» Set problem: Your task is to filter the data below down to the lines holding "Write".

-- Begin --

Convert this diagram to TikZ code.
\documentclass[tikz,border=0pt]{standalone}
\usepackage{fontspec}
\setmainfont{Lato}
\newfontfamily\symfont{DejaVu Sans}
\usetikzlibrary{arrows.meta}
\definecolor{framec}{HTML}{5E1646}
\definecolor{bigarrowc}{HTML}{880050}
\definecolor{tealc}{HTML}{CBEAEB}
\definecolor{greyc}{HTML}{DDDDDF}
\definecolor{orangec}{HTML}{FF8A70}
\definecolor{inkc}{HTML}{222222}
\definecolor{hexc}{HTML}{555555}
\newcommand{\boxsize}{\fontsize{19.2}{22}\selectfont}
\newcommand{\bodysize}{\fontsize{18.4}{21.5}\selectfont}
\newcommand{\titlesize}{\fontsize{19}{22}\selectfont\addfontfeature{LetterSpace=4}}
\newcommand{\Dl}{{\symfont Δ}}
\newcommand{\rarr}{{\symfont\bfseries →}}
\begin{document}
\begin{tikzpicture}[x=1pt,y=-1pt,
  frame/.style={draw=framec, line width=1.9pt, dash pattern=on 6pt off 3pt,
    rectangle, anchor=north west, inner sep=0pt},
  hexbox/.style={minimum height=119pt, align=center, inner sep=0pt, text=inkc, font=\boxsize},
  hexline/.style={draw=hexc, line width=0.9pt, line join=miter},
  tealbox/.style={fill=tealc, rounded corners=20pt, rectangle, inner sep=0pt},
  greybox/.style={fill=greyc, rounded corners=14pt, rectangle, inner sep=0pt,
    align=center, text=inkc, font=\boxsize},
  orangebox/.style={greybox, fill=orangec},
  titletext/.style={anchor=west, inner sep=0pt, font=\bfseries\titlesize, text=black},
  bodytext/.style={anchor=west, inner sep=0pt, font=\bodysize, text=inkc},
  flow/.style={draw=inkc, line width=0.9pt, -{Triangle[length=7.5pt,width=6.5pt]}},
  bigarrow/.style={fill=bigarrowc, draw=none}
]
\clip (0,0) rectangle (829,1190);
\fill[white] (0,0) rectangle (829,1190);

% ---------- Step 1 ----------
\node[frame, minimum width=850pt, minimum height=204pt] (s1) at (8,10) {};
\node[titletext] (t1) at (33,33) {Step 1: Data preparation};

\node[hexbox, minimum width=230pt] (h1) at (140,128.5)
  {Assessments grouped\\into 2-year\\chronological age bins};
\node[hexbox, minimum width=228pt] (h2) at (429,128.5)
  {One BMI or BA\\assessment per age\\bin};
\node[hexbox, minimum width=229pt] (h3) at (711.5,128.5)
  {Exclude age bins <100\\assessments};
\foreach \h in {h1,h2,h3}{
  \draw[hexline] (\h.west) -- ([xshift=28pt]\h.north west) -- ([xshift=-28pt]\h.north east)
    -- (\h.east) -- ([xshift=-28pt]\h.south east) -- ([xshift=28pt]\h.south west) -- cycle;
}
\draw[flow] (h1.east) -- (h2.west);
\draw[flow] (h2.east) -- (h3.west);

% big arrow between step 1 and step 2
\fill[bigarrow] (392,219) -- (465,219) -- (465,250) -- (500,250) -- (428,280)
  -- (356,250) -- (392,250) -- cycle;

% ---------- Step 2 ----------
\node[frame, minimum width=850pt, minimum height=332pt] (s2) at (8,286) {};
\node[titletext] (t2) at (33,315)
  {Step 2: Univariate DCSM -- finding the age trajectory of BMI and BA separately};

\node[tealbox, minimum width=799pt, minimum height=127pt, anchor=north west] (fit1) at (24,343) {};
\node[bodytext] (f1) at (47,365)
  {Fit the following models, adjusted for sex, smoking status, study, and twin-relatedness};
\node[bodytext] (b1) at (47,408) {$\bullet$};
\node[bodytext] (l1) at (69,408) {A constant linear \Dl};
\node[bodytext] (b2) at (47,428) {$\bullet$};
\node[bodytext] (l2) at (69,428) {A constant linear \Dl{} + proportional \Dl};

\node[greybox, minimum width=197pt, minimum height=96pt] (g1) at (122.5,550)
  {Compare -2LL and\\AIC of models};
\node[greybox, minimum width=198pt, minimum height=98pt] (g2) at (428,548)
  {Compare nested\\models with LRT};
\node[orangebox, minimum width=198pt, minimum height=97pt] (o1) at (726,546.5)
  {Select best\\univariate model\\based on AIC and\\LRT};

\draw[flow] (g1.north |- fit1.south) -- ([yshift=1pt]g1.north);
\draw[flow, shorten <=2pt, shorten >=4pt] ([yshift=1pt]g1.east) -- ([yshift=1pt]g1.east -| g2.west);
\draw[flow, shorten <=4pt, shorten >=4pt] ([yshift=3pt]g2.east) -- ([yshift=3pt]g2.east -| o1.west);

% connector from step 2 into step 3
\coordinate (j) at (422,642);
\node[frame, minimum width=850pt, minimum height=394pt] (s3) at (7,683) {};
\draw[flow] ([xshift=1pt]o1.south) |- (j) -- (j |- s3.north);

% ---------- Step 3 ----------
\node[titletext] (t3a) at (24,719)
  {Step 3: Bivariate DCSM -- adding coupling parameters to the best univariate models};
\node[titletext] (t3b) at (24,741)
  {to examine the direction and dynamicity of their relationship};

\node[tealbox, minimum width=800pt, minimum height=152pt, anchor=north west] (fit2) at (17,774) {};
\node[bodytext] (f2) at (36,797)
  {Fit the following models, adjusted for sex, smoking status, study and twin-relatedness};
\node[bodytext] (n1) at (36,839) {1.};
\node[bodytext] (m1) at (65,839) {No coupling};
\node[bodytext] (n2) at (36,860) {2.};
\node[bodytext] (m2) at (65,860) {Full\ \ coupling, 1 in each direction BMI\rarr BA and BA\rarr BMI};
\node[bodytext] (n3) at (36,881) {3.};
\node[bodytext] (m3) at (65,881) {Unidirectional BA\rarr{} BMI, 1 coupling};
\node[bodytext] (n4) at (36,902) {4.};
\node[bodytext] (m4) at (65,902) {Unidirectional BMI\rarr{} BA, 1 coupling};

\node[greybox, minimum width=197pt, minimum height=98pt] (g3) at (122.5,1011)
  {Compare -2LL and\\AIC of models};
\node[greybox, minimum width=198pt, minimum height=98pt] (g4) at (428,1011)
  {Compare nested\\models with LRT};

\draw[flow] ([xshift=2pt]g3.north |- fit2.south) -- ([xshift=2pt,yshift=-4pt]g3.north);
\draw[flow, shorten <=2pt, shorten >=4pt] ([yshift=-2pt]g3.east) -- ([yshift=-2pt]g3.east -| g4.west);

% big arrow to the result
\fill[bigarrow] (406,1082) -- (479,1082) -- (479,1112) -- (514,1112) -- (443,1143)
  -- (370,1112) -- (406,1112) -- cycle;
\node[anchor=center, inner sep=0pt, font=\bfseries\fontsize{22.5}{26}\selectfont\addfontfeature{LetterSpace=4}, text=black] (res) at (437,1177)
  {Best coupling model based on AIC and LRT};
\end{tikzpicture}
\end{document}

-- End --
-- Begin --

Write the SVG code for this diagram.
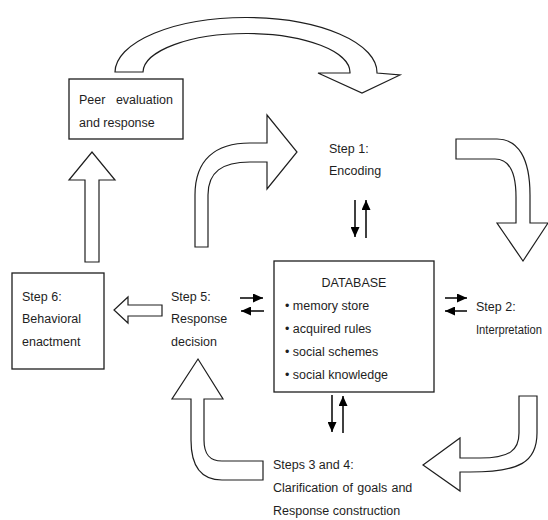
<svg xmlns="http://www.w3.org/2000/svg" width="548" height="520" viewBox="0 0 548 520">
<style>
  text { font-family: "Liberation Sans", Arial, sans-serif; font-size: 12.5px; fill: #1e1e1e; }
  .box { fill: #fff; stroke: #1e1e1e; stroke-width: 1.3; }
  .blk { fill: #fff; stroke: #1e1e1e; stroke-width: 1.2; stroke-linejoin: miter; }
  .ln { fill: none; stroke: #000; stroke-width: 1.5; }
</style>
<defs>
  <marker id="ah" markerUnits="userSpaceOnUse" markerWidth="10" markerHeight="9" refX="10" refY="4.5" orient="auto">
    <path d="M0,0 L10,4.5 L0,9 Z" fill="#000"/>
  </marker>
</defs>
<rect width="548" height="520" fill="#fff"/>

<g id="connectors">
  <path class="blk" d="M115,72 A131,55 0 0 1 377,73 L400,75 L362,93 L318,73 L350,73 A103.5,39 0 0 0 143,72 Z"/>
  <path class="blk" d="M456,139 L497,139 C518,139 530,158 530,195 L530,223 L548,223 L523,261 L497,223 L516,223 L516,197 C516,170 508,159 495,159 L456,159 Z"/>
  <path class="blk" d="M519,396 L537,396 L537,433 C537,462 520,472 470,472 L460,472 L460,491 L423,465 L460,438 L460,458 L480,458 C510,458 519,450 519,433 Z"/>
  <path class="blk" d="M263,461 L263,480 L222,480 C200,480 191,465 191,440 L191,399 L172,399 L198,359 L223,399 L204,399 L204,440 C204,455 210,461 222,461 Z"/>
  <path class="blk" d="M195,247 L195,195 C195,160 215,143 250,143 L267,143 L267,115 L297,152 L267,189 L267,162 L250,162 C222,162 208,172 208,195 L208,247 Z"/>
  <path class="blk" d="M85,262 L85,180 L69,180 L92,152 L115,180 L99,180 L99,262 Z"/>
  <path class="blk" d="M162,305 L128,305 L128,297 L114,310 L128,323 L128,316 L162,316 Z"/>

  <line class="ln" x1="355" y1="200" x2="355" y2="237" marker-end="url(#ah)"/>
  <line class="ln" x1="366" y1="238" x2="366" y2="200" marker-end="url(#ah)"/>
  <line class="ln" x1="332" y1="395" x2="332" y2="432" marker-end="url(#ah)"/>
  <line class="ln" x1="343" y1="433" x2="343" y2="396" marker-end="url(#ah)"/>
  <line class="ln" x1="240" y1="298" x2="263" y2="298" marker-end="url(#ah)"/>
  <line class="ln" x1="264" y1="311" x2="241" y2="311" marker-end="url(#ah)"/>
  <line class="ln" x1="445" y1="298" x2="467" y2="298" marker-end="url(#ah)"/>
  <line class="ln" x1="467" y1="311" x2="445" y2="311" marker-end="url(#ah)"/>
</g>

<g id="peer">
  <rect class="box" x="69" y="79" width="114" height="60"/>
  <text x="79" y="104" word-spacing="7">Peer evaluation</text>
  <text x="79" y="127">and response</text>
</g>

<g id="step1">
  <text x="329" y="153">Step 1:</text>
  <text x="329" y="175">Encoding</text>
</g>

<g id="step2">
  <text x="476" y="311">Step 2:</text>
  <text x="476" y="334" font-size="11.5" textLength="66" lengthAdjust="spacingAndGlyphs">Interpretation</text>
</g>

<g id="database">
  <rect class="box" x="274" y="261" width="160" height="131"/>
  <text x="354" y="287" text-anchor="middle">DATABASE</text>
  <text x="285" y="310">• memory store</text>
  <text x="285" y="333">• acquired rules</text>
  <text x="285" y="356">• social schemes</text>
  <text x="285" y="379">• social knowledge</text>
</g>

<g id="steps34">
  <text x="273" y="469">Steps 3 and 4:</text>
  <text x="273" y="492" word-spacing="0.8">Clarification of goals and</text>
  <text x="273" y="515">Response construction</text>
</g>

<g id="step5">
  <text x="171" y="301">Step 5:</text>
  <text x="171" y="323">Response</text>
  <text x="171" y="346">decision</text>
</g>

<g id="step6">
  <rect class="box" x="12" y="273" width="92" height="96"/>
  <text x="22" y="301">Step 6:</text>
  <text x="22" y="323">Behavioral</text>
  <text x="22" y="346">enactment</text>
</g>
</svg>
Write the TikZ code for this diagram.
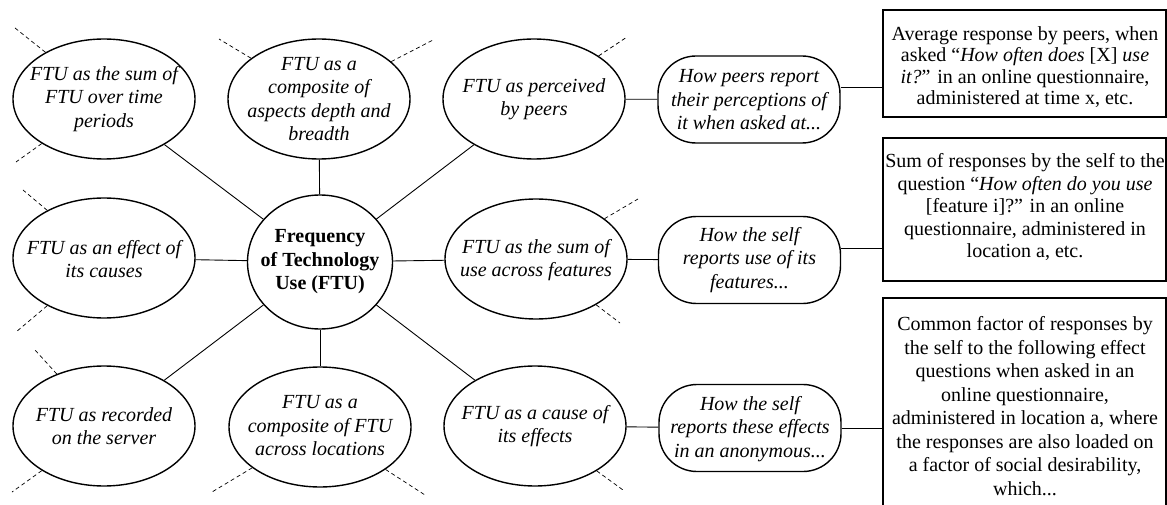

-- End --
-- Begin --

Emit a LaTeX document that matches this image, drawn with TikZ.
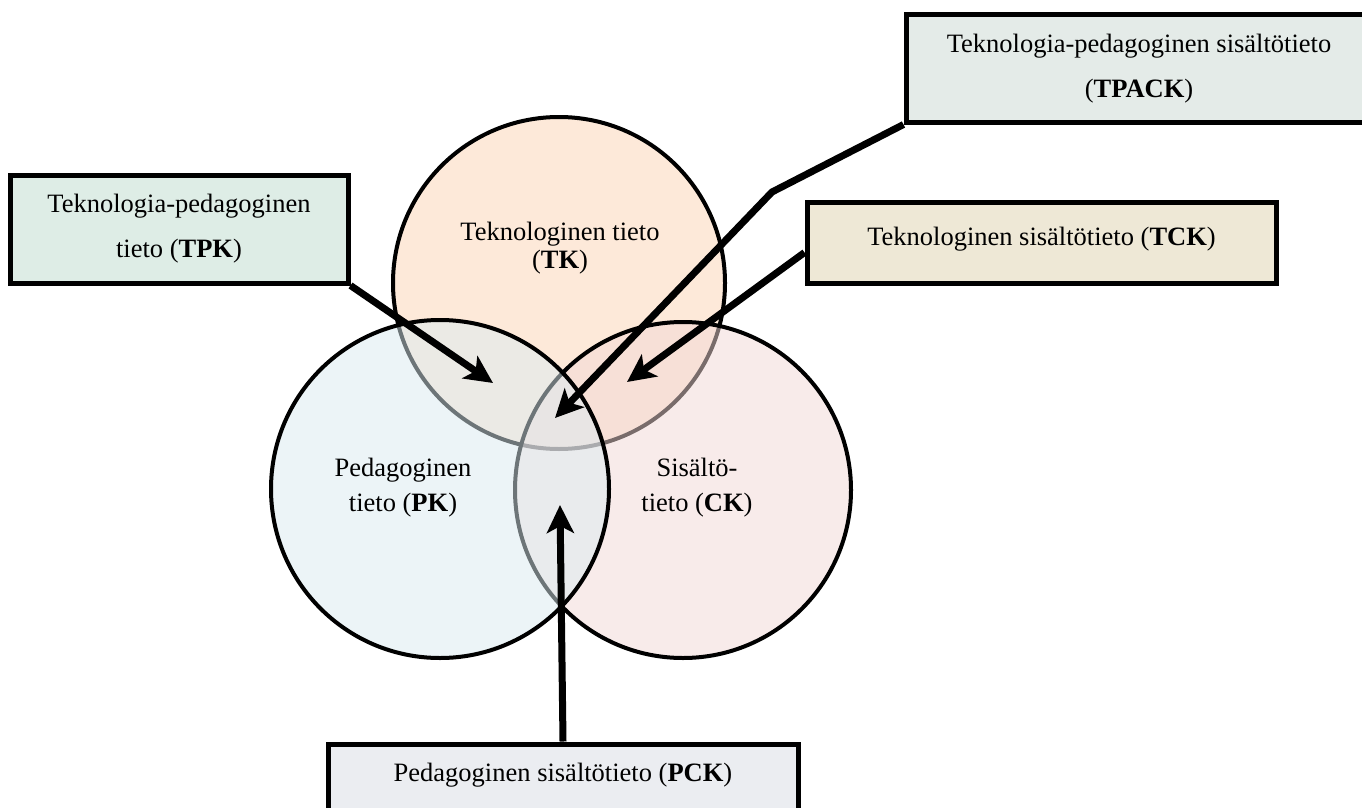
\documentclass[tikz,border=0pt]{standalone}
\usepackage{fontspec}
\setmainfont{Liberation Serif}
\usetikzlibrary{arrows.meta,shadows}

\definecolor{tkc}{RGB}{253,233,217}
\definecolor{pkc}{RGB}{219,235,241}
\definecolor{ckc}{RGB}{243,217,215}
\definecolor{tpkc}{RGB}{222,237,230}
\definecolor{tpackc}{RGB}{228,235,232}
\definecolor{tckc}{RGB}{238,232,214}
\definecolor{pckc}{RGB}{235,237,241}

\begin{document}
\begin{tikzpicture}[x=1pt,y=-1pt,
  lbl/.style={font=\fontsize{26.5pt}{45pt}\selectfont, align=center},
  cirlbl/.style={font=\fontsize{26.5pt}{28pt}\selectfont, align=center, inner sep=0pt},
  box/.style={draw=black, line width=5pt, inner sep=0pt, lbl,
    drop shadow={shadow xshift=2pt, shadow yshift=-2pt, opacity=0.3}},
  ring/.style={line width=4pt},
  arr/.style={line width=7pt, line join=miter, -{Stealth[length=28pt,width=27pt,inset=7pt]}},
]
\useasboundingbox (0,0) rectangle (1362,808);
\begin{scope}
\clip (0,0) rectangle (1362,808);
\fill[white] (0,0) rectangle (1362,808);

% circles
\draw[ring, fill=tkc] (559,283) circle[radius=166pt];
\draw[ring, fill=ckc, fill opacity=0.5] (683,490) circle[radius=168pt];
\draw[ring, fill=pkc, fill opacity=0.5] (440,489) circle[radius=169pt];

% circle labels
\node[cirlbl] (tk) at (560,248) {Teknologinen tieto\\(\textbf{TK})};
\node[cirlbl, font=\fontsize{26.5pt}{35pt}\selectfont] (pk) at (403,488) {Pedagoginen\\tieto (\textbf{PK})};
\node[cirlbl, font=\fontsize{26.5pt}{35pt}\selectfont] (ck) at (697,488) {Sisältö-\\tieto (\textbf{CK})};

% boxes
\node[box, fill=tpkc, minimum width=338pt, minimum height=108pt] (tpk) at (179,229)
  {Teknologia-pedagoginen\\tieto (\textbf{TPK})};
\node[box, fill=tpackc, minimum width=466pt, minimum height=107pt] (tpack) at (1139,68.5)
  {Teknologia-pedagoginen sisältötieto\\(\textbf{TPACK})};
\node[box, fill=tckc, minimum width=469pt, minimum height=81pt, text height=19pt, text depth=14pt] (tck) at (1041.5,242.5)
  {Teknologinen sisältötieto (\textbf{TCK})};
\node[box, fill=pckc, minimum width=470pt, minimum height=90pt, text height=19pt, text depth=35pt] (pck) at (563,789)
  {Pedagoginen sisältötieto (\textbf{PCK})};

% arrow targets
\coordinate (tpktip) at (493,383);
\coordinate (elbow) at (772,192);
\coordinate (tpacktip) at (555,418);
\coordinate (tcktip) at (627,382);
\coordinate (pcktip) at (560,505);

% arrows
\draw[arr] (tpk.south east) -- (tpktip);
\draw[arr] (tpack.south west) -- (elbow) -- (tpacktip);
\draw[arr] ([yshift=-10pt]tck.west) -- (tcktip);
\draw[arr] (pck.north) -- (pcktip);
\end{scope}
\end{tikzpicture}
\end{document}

-- End --

» Finished answer:
Write the SVG code for this diagram.
Write the TikZ code for this diagram.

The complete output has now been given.